After Jesus’ encounter with the scribes (in which they are roundly defeated), the family are now to be heard plaintively calling for him outside the house. In response he rudely dismisses them, claiming nearer kinship with any who obey God than with his own flesh and blood. There’s a possible narrative logic in suggesting that he might by now be so fed up with their bleating refusal to acknowledge what he’s doing that he could rhetorically disown Mary and the rest of the family (whoever these relatives are). It’s a fine flourish in a very domestic setting.
But the real question is surely, does he mean it? Of course Jesus means everything he says, but sometimes we miss his meaning because we are so keen to find our own preconceptions in what he says. We know that he teaches by hyperbole, paradox and a topsy-turvy worldview. Does he really mean that the people who follow him are closer to him than his nearest blood-relatives; or is this the same as saying, slightly more subtly, that his family is not merely defined by his blood-relationships? Given the churches’ continuing obsession with familial relationships as an expression of something called ‘Christian values’, this is surely an important question to ask and answer.
If you look at the whole trajectory of the gospels, it seems clear that Jesus does mean it. He tells us all to regard God as ‘our’ Father (in a context where he says we should call no one on earth our father). He tells Mary at the cross that John is her son in his place.
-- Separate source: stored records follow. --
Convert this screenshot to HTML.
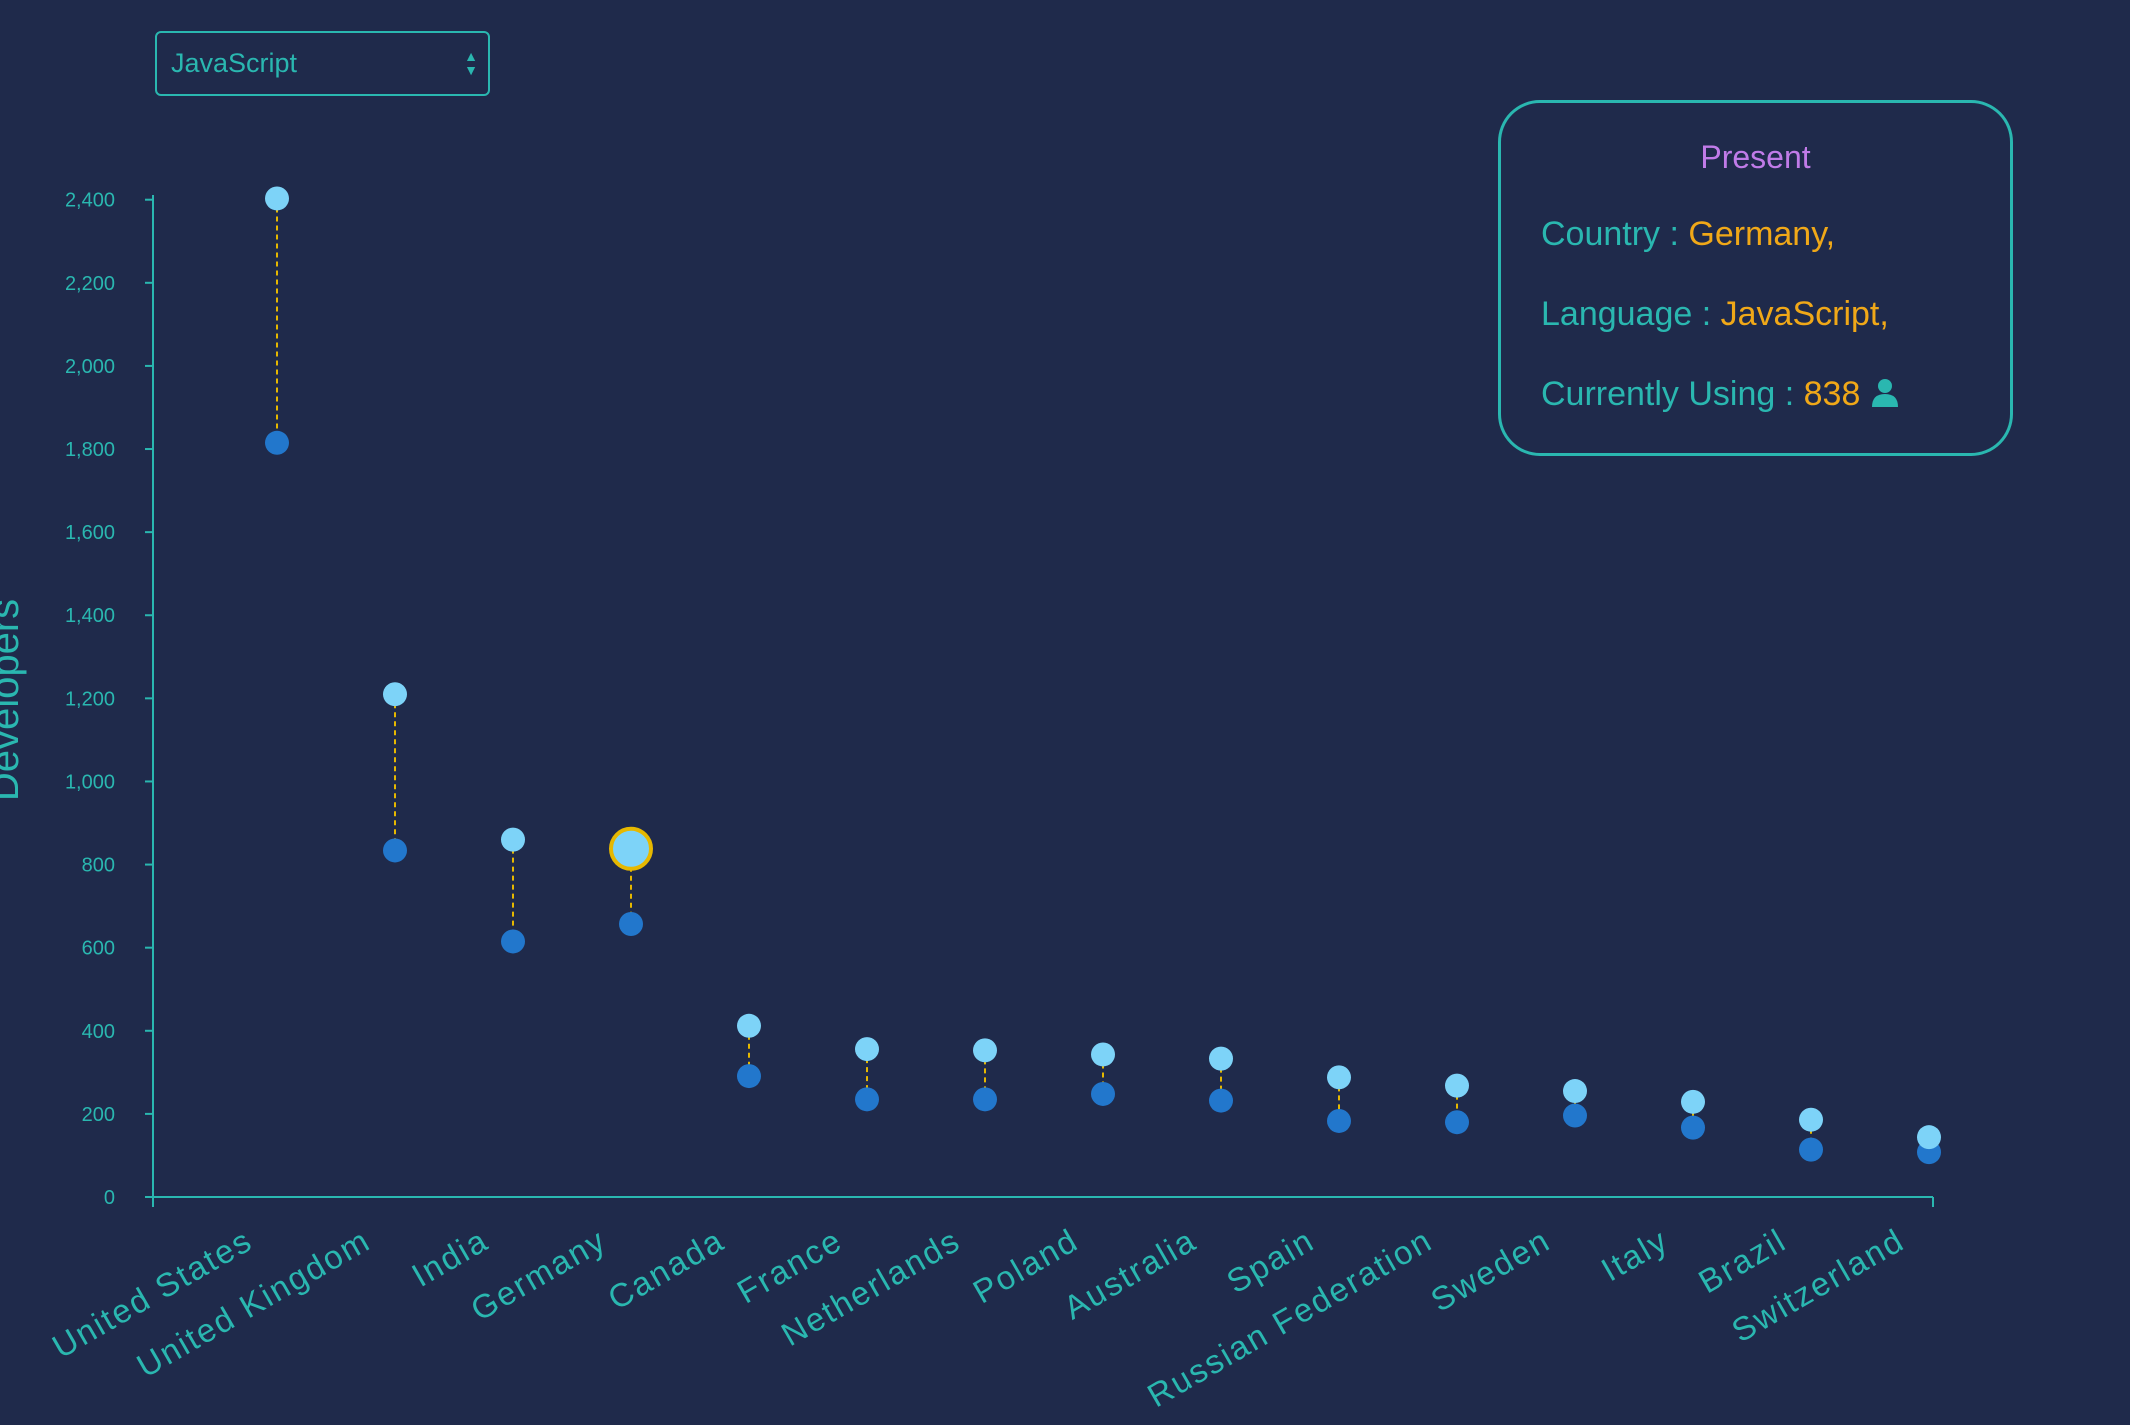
<!DOCTYPE html>
<html><head><meta charset="utf-8">
<style>
html,body{margin:0;padding:0;background:#1f2a4b;width:2130px;height:1425px;overflow:hidden;font-family:"Liberation Sans",sans-serif;}
#dd{position:absolute;left:155px;top:31px;width:335px;height:65px;border:2px solid #2ab7b0;border-radius:6px;box-sizing:border-box;color:#2ab7b0;font-size:27px;line-height:61px;padding-left:14px;}
#dd .arr{position:absolute;right:10px;top:16px;font-size:14px;line-height:14px;}
#tip{position:absolute;left:1498px;top:100px;width:515px;height:356px;border:3px solid #2ab7b0;border-radius:42px;box-sizing:border-box;color:#2ab7b0;font-size:34px;}
#tip .t{position:absolute;left:0;right:0;top:36px;text-align:center;color:#c07be8;font-size:32px;}
#tip .r{position:absolute;left:40px;}
.o{color:#f0a818;}
</style></head><body>
<div id="dd">JavaScript<span class="arr">▲<br>▼</span></div>
<svg id="chart" width="2130" height="1425" style="position:absolute;left:0;top:0"></svg>
<div id="tip">
<div class="t">Present</div>
<div class="r" style="top:112px">Country : <span class="o">Germany,</span></div>
<div class="r" style="top:192px">Language : <span class="o">JavaScript,</span></div>
<div class="r" style="top:272px">Currently Using : <span class="o">838</span> <svg width="30" height="30" viewBox="0 0 30 30" style="vertical-align:-2px"><circle cx="15" cy="9" r="7" fill="#2ab7b0"/><path d="M2 30 Q2 17 15 17 Q28 17 28 30Z" fill="#2ab7b0"/></svg></div>
</div>
<script>
const categories=["United States","United Kingdom","India","Germany","Canada","France","Netherlands","Poland","Australia","Spain","Russian Federation","Sweden","Italy","Brazil","Switzerland"];
const presentValues=[2403,1210,860,838,412,356,353,343,333,288,268,255,229,186,144];
const pastValues=[1815,834,615,657,291,235,235,248,232,183,180,196,167,114,108];
const yTicks=[0,200,400,600,800,1000,1200,1400,1600,1800,2000,2200,2400];
const highlight="Germany";
const NS="http://www.w3.org/2000/svg";
const svg=document.getElementById('chart');
const X0=153,X1=1933,Y0=1197,Ytop=199.7,Ymax=2400;
const y=v=>Y0-(v/Ymax)*(Y0-Ytop);
const x=i=>277+i*(1929-277)/(categories.length-1);
function mk(t,a){const e=document.createElementNS(NS,t);for(const k in a)e.setAttribute(k,a[k]);svg.appendChild(e);return e;}
let e=mk('line',{x1:X0,y1:Y0,x2:X1,y2:Y0,stroke:'#2ab7b0','stroke-width':2});


e=mk('line',{x1:X1,y1:Y0,x2:X1,y2:Y0+10,stroke:'#2ab7b0','stroke-width':2});
e=mk('line',{x1:X0,y1:195,x2:X0,y2:Y0+10,stroke:'#2ab7b0','stroke-width':2});


yTicks.forEach(t=>{
  mk('line',{x1:X0-8,y1:y(t),x2:X0,y2:y(t),stroke:'#2ab7b0','stroke-width':2});
  const tx=mk('text',{x:X0-38,y:y(t)+7,fill:'#2ab7b0','font-size':20,'text-anchor':'end'});
  tx.textContent=t>=1000?(t/1000).toFixed(3).replace('.',','):t;
  
  
});
e=mk('text',{x:0,y:0,fill:'#2ab7b0','font-size':40,'text-anchor':'middle',transform:'translate(18,700) rotate(-90)'});
e.textContent='Developers';


categories.forEach((c,i)=>{
  const cx=x(i);
  const l=mk('line',{x1:cx,y1:y(presentValues[i]),x2:cx,y2:y(pastValues[i]),stroke:'#e6b800','stroke-width':2,'stroke-dasharray':'5,4'});
  
  
  const p=mk('circle',{cx:cx,cy:y(pastValues[i]),r:12,fill:'#2277cc'});
  
  
  const hl=c===highlight;
  const q=mk('circle',{cx:cx,cy:y(presentValues[i]),r:hl?20:12,fill:'#7dd3f8',stroke:hl?'#e6b800':'none','stroke-width':4});
  
  
  const t=mk('text',{x:0,y:0,fill:'#2ab7b0','font-size':33,'letter-spacing':2,'text-anchor':'end',transform:`translate(${cx-22},${Y0+50}) rotate(-30)`});
  t.textContent=c;
  
  
});
</script>
</body></html>
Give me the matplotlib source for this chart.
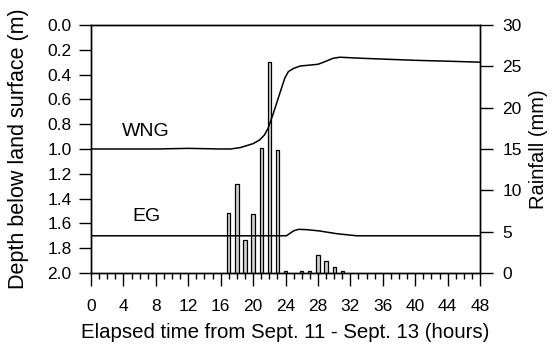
import numpy as np
import matplotlib
matplotlib.use("Agg")
import matplotlib.pyplot as plt

plt.rcParams['font.family'] = ['Liberation Sans', 'DejaVu Sans']

# profondeur de la nappe (m) - puits WNG
wng_t = [0, 4, 8, 12, 16, 17.2, 18.4, 20.0, 20.8, 21.4, 21.85, 22.5, 23.3, 23.9, 24.35,
         25.0, 25.8, 28.0, 28.7, 29.9, 30.7, 33.2, 36, 40, 44, 48]
wng_d = [1.0, 1.0, 1.0, 0.995, 1.0, 1.0, 0.989, 0.957, 0.927, 0.887, 0.833, 0.712, 0.55, 0.43, 0.376,
         0.35, 0.331, 0.317, 0.30, 0.268, 0.26, 0.268, 0.275, 0.285, 0.292, 0.30]

# puits EG
eg_t = [0, 8, 16, 24.1, 25.0, 25.6, 26.5, 28.2, 30.3, 32.8, 36, 40, 48]
eg_d = [1.70, 1.70, 1.70, 1.70, 1.66, 1.648, 1.65, 1.661, 1.683, 1.70, 1.70, 1.70, 1.70]

# pluie horaire (mm)
rain_t = [17, 18, 19, 20, 21, 22, 23, 24, 26, 27, 28, 29, 30, 31]
rain_mm = [7.3, 10.8, 4.0, 7.1, 15.1, 25.5, 14.9, 0.2, 0.2, 0.2, 2.2, 1.5, 0.7, 0.2]

fig = plt.figure(figsize=(5.54, 3.46), dpi=100)
ax = fig.add_axes([0.1643, 0.211, 0.7022, 0.7168])
ax2 = ax.twinx()

ax2.bar(rain_t, rain_mm, width=0.4, color='#d0d0d0', edgecolor='black', linewidth=0.9)
ax2.set_ylim(0, 30)
ax2.set_yticks(np.arange(0, 31, 5))
ax2.set_ylabel("Rainfall (mm)", fontsize=14.5, labelpad=5)

ax.plot(wng_t, wng_d, color='black', lw=1.1)
ax.plot(eg_t, eg_d, color='black', lw=1.1)
ax.text(6.8, 0.86, "WNG", fontsize=14, ha='center', va='center')
ax.text(6.9, 1.546, "EG", fontsize=14, ha='center', va='center')

ax.set_xlim(0, 48)
ax.set_ylim(2.0, 0.0)
ax.set_yticks(np.arange(0, 2.01, 0.2))
ax.set_yticklabels(["%.1f" % v for v in np.arange(0, 2.01, 0.2)])
ax.set_xticks(np.arange(0, 49, 4))
ax.set_xticks(np.arange(0, 49, 1), minor=True)
ax.set_ylabel("Depth below land surface (m)", fontsize=15.5, labelpad=13)
ax.set_xlabel("Elapsed time from Sept. 11 - Sept. 13 (hours)", fontsize=14.7, labelpad=6)

# lignes au-dessus des barres
ax.set_zorder(ax2.get_zorder() + 1)
ax.patch.set_visible(False)

ax.tick_params(axis='both', which='major', labelsize=12.5, length=9, width=1, pad=5)
ax.tick_params(axis='x', which='minor', length=4, width=1)
ax.tick_params(axis='x', which='major', pad=10)
ax2.tick_params(axis='y', labelsize=12.5, length=9, width=1, pad=7)

for a in (ax, ax2):
    for s in a.spines.values():
        s.set_linewidth(1)

fig.savefig("out.png", dpi=100)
He rejects any special blessedness in Mary on the basis of blood-relationship to him (while insisting that relationship with God – which she embodies – is the thing).
You really can’t construct a picture of nuclear family life as we understand it which is commended anywhere by Jesus. That is important for two reasons. First, the Church opposing or discriminating against anyone or anything on the grounds of supporting something called ‘the family’ is dangerously close to the sin against the Holy Spirit. Second, that means we have to work even harder to make our churches more relational and less dysfunctional. Jesus really does teach that this ill-assorted roomful of people, and those in relationship – communion – with us, is the most important family we have; that we, here, this morning are the basis of the values of God’s kingdom, as opposed to the worldly nation, city or even family to which we belong. Denying that and failing to prioritize our relationships here over other things is arguably a bigger sin than most of those we routinely commit. So the gospel says you do choose your family – if you choose Jesus – and after that nothing else matters as much.